Give the data below again exactly as written, without its pictures.

### Source material ###

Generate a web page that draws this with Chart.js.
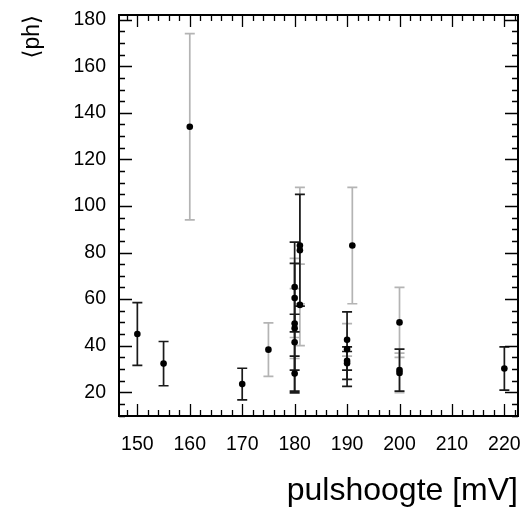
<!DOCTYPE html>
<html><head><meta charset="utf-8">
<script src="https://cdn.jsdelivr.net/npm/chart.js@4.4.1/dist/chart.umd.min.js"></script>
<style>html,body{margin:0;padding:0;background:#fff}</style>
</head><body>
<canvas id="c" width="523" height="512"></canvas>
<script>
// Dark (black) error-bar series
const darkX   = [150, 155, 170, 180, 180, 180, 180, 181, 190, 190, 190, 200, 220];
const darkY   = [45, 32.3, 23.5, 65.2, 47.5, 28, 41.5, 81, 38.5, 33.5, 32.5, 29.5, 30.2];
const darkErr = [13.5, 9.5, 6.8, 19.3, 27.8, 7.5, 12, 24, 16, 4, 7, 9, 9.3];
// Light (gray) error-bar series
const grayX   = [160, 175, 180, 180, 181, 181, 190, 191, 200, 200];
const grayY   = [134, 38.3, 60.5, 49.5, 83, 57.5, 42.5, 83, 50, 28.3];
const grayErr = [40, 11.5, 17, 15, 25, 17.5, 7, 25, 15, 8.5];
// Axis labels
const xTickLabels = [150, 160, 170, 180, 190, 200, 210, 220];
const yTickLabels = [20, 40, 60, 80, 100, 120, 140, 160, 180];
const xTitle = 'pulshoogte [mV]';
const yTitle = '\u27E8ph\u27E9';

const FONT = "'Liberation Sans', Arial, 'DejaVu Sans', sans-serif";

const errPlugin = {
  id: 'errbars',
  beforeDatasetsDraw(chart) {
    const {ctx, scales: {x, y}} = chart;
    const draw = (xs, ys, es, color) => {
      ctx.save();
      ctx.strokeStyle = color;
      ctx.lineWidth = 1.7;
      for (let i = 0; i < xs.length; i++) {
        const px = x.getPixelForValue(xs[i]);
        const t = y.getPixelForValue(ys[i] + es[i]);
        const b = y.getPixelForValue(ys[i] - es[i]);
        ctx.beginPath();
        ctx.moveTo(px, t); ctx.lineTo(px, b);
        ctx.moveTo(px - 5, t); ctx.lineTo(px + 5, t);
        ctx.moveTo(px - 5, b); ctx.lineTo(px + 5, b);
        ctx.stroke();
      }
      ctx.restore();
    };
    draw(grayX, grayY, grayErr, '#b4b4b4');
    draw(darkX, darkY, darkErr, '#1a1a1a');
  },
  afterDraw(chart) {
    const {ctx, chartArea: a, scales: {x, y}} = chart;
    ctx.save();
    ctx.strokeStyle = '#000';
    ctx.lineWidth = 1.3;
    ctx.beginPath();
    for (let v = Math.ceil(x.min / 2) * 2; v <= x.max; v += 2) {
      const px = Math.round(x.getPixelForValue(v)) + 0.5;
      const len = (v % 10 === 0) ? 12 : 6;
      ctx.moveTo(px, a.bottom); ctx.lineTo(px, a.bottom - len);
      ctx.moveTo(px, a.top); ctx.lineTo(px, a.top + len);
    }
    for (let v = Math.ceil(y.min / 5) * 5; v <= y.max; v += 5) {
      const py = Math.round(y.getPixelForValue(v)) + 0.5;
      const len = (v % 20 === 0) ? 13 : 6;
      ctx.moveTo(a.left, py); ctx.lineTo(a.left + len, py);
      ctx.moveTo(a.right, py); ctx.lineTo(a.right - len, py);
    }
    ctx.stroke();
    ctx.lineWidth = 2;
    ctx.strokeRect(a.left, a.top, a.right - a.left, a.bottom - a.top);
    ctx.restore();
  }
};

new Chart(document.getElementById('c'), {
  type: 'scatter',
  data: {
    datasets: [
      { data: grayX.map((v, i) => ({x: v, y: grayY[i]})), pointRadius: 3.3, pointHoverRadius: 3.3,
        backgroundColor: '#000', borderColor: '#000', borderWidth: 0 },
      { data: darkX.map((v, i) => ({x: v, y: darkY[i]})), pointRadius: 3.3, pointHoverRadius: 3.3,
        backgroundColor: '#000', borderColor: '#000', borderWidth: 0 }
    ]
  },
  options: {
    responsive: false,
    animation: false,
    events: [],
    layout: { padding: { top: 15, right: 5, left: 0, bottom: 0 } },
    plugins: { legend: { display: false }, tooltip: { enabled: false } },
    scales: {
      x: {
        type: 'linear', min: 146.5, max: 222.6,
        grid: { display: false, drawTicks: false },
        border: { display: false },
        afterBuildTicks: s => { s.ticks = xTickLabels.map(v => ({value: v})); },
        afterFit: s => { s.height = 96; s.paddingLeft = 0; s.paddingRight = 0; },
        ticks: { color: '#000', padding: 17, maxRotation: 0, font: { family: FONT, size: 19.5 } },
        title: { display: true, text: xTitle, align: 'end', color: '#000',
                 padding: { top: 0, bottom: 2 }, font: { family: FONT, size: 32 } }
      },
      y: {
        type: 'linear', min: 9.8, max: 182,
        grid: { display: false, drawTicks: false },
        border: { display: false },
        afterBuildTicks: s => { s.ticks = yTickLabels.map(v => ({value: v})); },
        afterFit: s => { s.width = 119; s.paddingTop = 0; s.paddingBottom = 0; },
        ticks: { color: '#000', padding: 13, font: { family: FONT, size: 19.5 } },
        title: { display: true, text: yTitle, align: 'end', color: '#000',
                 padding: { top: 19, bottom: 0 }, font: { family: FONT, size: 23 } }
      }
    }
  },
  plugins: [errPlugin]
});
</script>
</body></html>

###

** Written response **
Generate a web page that draws this with Chart.js.
<!DOCTYPE html>
<html><head><meta charset="utf-8">
<script src="https://cdn.jsdelivr.net/npm/chart.js@4.4.1/dist/chart.umd.min.js"></script>
<style>html,body{margin:0;padding:0;background:#fff}</style>
</head><body>
<canvas id="c" width="523" height="512"></canvas>
<script>
// Dark (black) error-bar series
const darkX   = [150, 155, 170, 180, 180, 180, 180, 181, 190, 190, 190, 200, 220];
const darkY   = [45, 32.3, 23.5, 65.2, 47.5, 28, 41.5, 81, 38.5, 33.5, 32.5, 29.5, 30.2];
const darkErr = [13.5, 9.5, 6.8, 19.3, 27.8, 7.5, 12, 24, 16, 4, 7, 9, 9.3];
// Light (gray) error-bar series
const grayX   = [160, 175, 180, 180, 181, 181, 190, 191, 200, 200];
const grayY   = [134, 38.3, 60.5, 49.5, 83, 57.5, 42.5, 83, 50, 28.3];
const grayErr = [40, 11.5, 17, 15, 25, 17.5, 7, 25, 15, 8.5];
// Axis labels
const xTickLabels = [150, 160, 170, 180, 190, 200, 210, 220];
const yTickLabels = [20, 40, 60, 80, 100, 120, 140, 160, 180];
const xTitle = 'pulshoogte [mV]';
const yTitle = '\u27E8ph\u27E9';

const FONT = "'Liberation Sans', Arial, 'DejaVu Sans', sans-serif";

const errPlugin = {
  id: 'errbars',
  beforeDatasetsDraw(chart) {
    const {ctx, scales: {x, y}} = chart;
    const draw = (xs, ys, es, color) => {
      ctx.save();
      ctx.strokeStyle = color;
      ctx.lineWidth = 1.7;
      for (let i = 0; i < xs.length; i++) {
        const px = x.getPixelForValue(xs[i]);
        const t = y.getPixelForValue(ys[i] + es[i]);
        const b = y.getPixelForValue(ys[i] - es[i]);
        ctx.beginPath();
        ctx.moveTo(px, t); ctx.lineTo(px, b);
        ctx.moveTo(px - 5, t); ctx.lineTo(px + 5, t);
        ctx.moveTo(px - 5, b); ctx.lineTo(px + 5, b);
        ctx.stroke();
      }
      ctx.restore();
    };
    draw(grayX, grayY, grayErr, '#b4b4b4');
    draw(darkX, darkY, darkErr, '#1a1a1a');
  },
  afterDraw(chart) {
    const {ctx, chartArea: a, scales: {x, y}} = chart;
    ctx.save();
    ctx.strokeStyle = '#000';
    ctx.lineWidth = 1.3;
    ctx.beginPath();
    for (let v = Math.ceil(x.min / 2) * 2; v <= x.max; v += 2) {
      const px = Math.round(x.getPixelForValue(v)) + 0.5;
      const len = (v % 10 === 0) ? 12 : 6;
      ctx.moveTo(px, a.bottom); ctx.lineTo(px, a.bottom - len);
      ctx.moveTo(px, a.top); ctx.lineTo(px, a.top + len);
    }
    for (let v = Math.ceil(y.min / 5) * 5; v <= y.max; v += 5) {
      const py = Math.round(y.getPixelForValue(v)) + 0.5;
      const len = (v % 20 === 0) ? 13 : 6;
      ctx.moveTo(a.left, py); ctx.lineTo(a.left + len, py);
      ctx.moveTo(a.right, py); ctx.lineTo(a.right - len, py);
    }
    ctx.stroke();
    ctx.lineWidth = 2;
    ctx.strokeRect(a.left, a.top, a.right - a.left, a.bottom - a.top);
    ctx.restore();
  }
};

new Chart(document.getElementById('c'), {
  type: 'scatter',
  data: {
    datasets: [
      { data: grayX.map((v, i) => ({x: v, y: grayY[i]})), pointRadius: 3.3, pointHoverRadius: 3.3,
        backgroundColor: '#000', borderColor: '#000', borderWidth: 0 },
      { data: darkX.map((v, i) => ({x: v, y: darkY[i]})), pointRadius: 3.3, pointHoverRadius: 3.3,
        backgroundColor: '#000', borderColor: '#000', borderWidth: 0 }
    ]
  },
  options: {
    responsive: false,
    animation: false,
    events: [],
    layout: { padding: { top: 15, right: 5, left: 0, bottom: 0 } },
    plugins: { legend: { display: false }, tooltip: { enabled: false } },
    scales: {
      x: {
        type: 'linear', min: 146.5, max: 222.6,
        grid: { display: false, drawTicks: false },
        border: { display: false },
        afterBuildTicks: s => { s.ticks = xTickLabels.map(v => ({value: v})); },
        afterFit: s => { s.height = 96; s.paddingLeft = 0; s.paddingRight = 0; },
        ticks: { color: '#000', padding: 17, maxRotation: 0, font: { family: FONT, size: 19.5 } },
        title: { display: true, text: xTitle, align: 'end', color: '#000',
                 padding: { top: 0, bottom: 2 }, font: { family: FONT, size: 32 } }
      },
      y: {
        type: 'linear', min: 9.8, max: 182,
        grid: { display: false, drawTicks: false },
        border: { display: false },
        afterBuildTicks: s => { s.ticks = yTickLabels.map(v => ({value: v})); },
        afterFit: s => { s.width = 119; s.paddingTop = 0; s.paddingBottom = 0; },
        ticks: { color: '#000', padding: 13, font: { family: FONT, size: 19.5 } },
        title: { display: true, text: yTitle, align: 'end', color: '#000',
                 padding: { top: 19, bottom: 0 }, font: { family: FONT, size: 23 } }
      }
    }
  },
  plugins: [errPlugin]
});
</script>
</body></html>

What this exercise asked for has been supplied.